Emacs is a portable program written in C. Thus, any code that is not
strictly a port to some other platform should also be written in
standard C99.
In the past, people wanted to rewrite Emacs in Scheme. Then, it was
C++. Then, it was Java. Now, it is Rust.
Part of the reason Emacs has existed for so long is that it has not
given in to those demands, and remains a highly portable program,
written in a standardized language, that has remained more or less
constant since it Emacs was written. Rust, on the other hand,
frequently releases breaking changes with new versions of the
programming language, and is not standardized in any way. This shows in
that even an operating system supposedly written in Rust provides a C
toolchain and C runtime library.
Now, judging by recent internet chatter, you probably think Rust will
magically allow Emacs Lisp to run on different threads.
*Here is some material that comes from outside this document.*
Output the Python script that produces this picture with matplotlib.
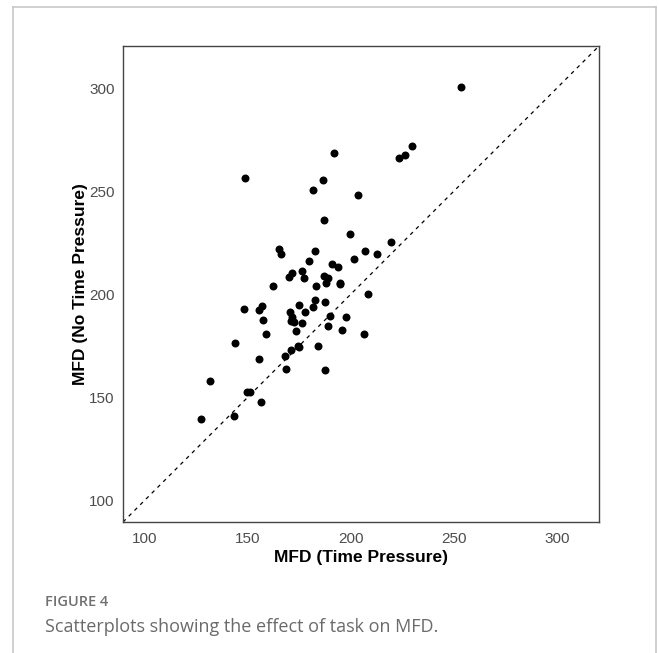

Some people seem to have this idea that because the Rust compiler will
try to prevent two threads from having access to a variable at the same
time, writing Emacs in Rust will, as if by magic, allow multiple Lisp
threads to run at once.
That is not true. The Rust compiler does not try to avoid concurrency
pitfalls aside from the simple data race: for example, locking a
non-recursive mutex twice is not only a programming error, it is
undefined behavior!
In addition, locking (and not locking) needs to be carefully thought
out, or it will slow down single threaded execution. For example, a
common pattern found inside Emacs code is:
for (; CONSP (tem); tem = XCDR (tem))
/* Do something with XCAR (tem) */;
XCAR and XCDR work fine unchanged on most machines without needing any
kind of locking, as Lisp_Cons is always aligned to Lisp_Object.
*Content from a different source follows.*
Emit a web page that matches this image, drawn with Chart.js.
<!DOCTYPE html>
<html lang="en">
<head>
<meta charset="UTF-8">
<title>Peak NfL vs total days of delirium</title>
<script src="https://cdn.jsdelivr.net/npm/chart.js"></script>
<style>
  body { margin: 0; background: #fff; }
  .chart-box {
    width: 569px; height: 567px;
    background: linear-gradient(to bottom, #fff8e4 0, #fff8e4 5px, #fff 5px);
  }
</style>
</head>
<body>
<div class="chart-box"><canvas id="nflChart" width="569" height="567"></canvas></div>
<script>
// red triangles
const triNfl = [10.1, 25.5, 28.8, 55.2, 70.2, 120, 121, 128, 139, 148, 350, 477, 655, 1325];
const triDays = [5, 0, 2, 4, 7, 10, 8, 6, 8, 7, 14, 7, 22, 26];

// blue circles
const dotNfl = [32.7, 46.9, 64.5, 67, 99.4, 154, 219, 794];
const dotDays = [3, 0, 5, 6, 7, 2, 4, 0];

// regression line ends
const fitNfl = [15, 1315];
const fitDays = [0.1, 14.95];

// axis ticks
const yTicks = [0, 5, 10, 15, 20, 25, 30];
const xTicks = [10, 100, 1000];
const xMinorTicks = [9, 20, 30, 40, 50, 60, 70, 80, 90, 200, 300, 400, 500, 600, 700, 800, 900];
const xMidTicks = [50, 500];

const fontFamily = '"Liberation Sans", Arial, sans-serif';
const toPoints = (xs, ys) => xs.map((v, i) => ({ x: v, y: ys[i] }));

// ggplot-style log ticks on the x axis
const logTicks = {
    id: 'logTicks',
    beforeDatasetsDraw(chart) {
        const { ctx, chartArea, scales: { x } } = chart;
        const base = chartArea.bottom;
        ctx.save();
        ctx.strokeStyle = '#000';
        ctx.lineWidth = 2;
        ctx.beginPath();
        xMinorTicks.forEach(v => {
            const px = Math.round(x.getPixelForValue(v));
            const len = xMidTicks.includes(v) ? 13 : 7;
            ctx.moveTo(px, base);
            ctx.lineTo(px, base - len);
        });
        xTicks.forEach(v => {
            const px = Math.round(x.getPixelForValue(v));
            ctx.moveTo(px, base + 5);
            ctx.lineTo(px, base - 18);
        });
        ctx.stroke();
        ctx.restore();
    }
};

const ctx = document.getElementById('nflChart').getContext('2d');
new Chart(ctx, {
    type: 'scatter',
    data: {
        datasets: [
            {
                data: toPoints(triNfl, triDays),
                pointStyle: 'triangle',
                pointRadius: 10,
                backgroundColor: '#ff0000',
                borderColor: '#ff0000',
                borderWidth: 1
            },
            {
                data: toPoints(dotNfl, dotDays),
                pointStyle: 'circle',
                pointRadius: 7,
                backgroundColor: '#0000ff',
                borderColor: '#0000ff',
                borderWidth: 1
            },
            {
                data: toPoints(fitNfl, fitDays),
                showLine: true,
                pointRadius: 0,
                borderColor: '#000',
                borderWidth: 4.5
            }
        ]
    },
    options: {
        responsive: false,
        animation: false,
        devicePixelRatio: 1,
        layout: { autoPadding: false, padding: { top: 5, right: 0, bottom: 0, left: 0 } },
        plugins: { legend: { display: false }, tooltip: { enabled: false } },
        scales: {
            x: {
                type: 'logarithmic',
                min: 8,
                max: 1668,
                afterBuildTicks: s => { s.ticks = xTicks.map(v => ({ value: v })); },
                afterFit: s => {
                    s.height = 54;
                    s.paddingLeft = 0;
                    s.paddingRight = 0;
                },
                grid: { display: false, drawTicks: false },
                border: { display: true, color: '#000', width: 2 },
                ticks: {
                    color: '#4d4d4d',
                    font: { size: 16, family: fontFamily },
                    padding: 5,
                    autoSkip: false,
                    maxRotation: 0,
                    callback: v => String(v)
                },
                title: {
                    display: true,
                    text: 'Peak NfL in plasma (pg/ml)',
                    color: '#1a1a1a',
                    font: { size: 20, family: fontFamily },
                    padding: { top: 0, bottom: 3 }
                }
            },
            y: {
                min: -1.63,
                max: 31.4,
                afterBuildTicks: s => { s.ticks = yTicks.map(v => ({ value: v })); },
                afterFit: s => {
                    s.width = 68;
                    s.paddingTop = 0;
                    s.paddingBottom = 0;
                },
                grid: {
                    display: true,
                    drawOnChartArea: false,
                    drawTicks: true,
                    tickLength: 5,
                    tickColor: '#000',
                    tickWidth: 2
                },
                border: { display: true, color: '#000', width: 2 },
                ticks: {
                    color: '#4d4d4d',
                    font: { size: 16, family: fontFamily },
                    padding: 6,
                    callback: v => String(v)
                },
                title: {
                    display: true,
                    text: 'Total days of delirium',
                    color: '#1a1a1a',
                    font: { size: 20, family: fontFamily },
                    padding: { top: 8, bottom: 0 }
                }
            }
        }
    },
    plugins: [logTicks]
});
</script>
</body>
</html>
However, it does not work on two machines, which either need explicit
memory barrier instructions (or in the case of vectors, mutexes):
On the (64-bit) Alpha, memory ordering across CPUs is extremely lax, and
without the appropriate barrier instructions, even aligned reads and
writes of 64 bit words are not atomic.
On x86 (and possibly other platforms) with --with-wide-int, reads and
writes of Lisp_Object require separate moves and stores to and from two
32 bit registers, which is obviously not atomic.
Then, if XCDR (tem) reads from a cons whose cdr cell is in the process
of being written to, then it may dereference a nonsense pointer.
And contrasting that, this code is perfectly safe in C, on x86. The
assert will never trigger:
static unsigned int foo;
thread_1 ()
{
foo++;
}
thread_2 ()
{
assert (foo <= 1);
}
main ()
{
/* start thread_1 and thread_2 at the same time. */
}
I believe the Rust compiler will force you to add some code in that
case. Imagine how much overhead it would add if Emacs had to lock a
Lisp_Cons before reading or writing to it.
But the Lisp interpreter is the easy part, especially since we already
have much of the necessary interpreter state moved off into struct
thread_state. A lot of other code which is algorithmically non
reentrant will have to be made reentrant, and papering mutexes and
atomics over them to satisfy compile-time checks will not do that. For
example, how do you propose to rewrite process.c to allow two threads to
enter wait_reading_process_output at the same time?
Who gets SIGCHLD? Who gets to read process output? In which thread do
process filters run?
In the end, you will have to do the same work you would need to in C,
with the added trouble of adding code in a new language, making everyone
else learn the new language, while throwing portability down the drain.
That doesn't sound like a good tradeoff to me.